In fact, this bill specifically says that political parties will not receive charitable status, but it allows many other organisations to receive charitable status through these provisions which are not charities and really are political organisations. I think particularly many of the green groups that we know that can be aggressively political will seek charitable status under this new definition, should this bill pass this parliament. I believe that many of those green groups do not act in the interests of our nation; therefore, I do not believe that the Australian people would think that it is right that some of their taxes should go towards subsidising green activities. I raise a particular example of the Wilderness Society. It is an organisation which is known very well and which has run an enormous campaign to lock up Cape York Peninsula against the wishes of the traditional owners. And many of those traditional owners and many of the Cape York leaders, led by Noel Pearson, want to be able to have sensible development in their communities so that they can be beneficiaries—they can grow fruit, they can raise cattle, they can have other businesses and therefore help sustain their communities—and have economic developments in their area.

The Wilderness Society ran a huge campaign to try to make that impossible. They were so successful that they managed to convince the previous Bligh government to pass a series of laws—the wild rivers legislation—which had the practical impact that no businesses were able to start up throughout most of Cape York Peninsula.
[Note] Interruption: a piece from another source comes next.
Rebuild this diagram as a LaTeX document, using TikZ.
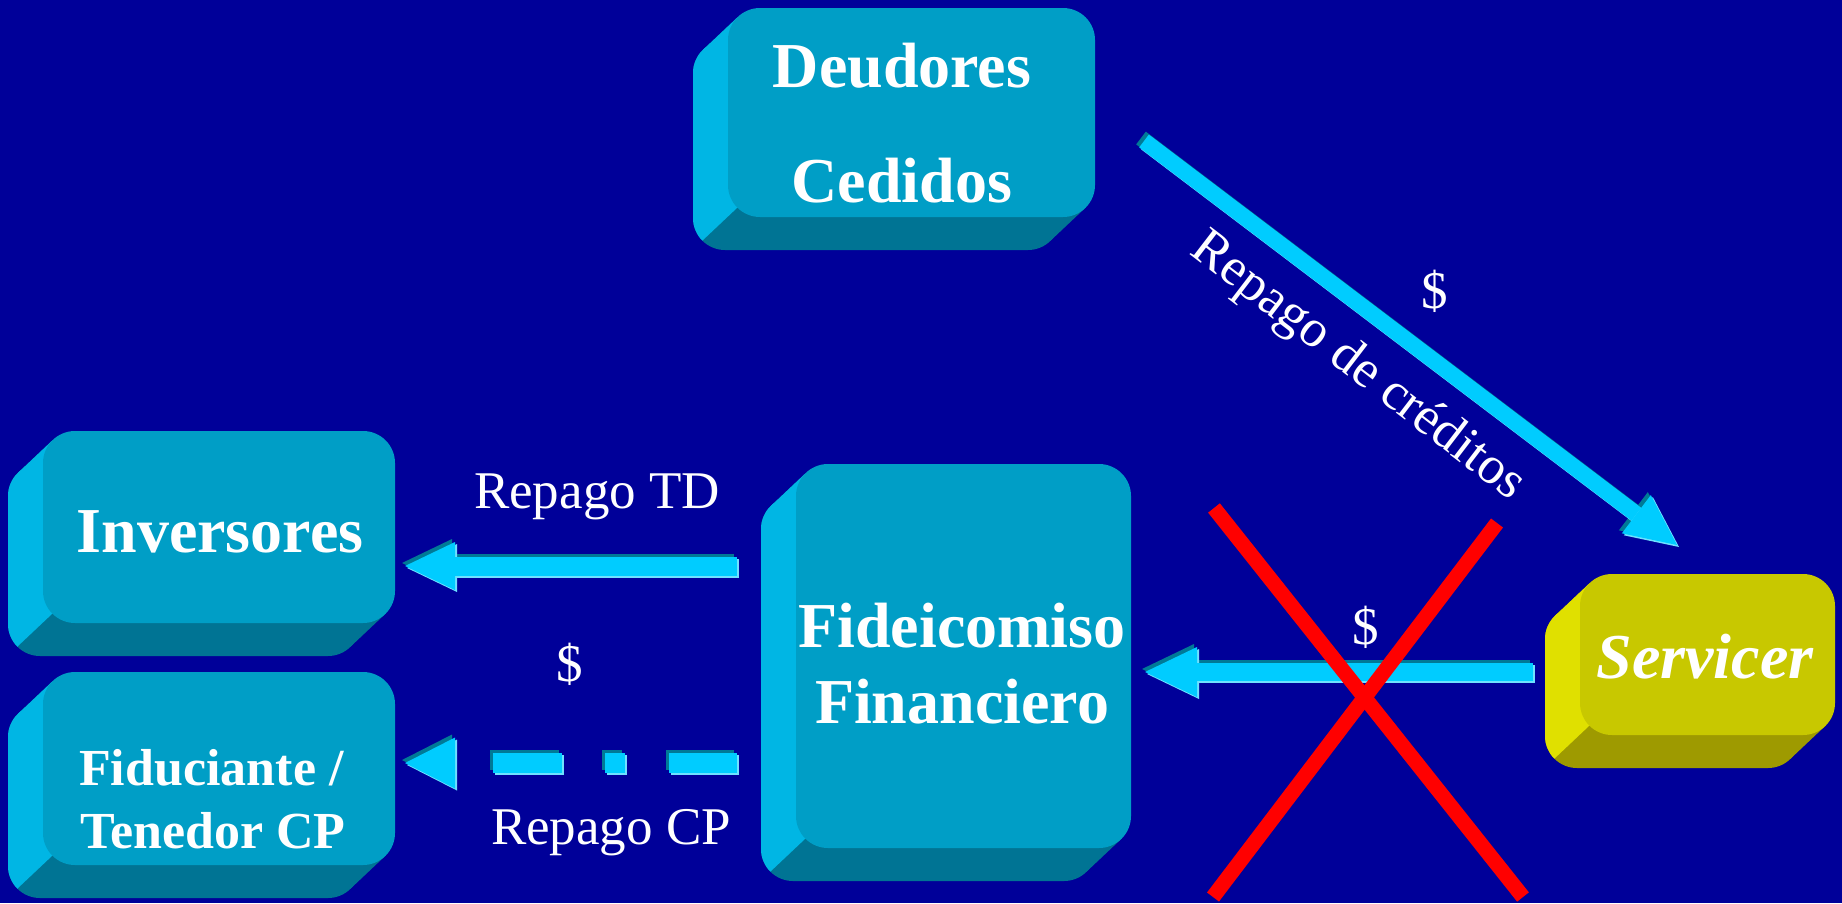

It is fine for the Wilderness Society to run that sort of political activity—we live in a free society and we allow such activities to occur—but my argument here today is that such an organisation should not receive any public support for doing such an activity, because I do not believe that their activity supports the overall benefit of the nation. In fact, it was contrary to the interests of Indigenous people who have been looking after that land for thousands upon thousands of years.

That is just one example, but it goes to the key principle that I have been articulating: that Australian taxpayers' funds should not be directed to organisations for political activity. I believe if we pass this legislation we will have many organisations who otherwise may not fit the present common law charitable definition that I outlined fitting under the definition of 'advancing culture', 'advancing the natural environment' or 'promoting or protecting human rights' and therefore be, in essence, recipients of special tax treatment.

This bill is not a good bill. We have not had a case for a change made by this government. It has not been made in this parliament. I know that many in the charitable sector are concerned about this bill. They are concerned that the charities commission that will oversee the operation of this bill, that will make decisions in relation to who is given charitable status, may not operate as well as the government says it will operate. They are concerned that it will add red tape to its activities, which will just cost those organisations money rather than that money going towards doing the good work that they do in the communities.

Our existing charities—the Salvation Armies of the world, the St Vincent de Pauls of the worlds, the Red Crosses of the world—do fantastic work in our community. We want to support those organisations. We want to support the volunteering in our community, but we do not think that we should be completely changing the definition of charity and, through that process, enabling a lot of political activity to, in essence, be deemed to be charitable activity, which I do not think it is.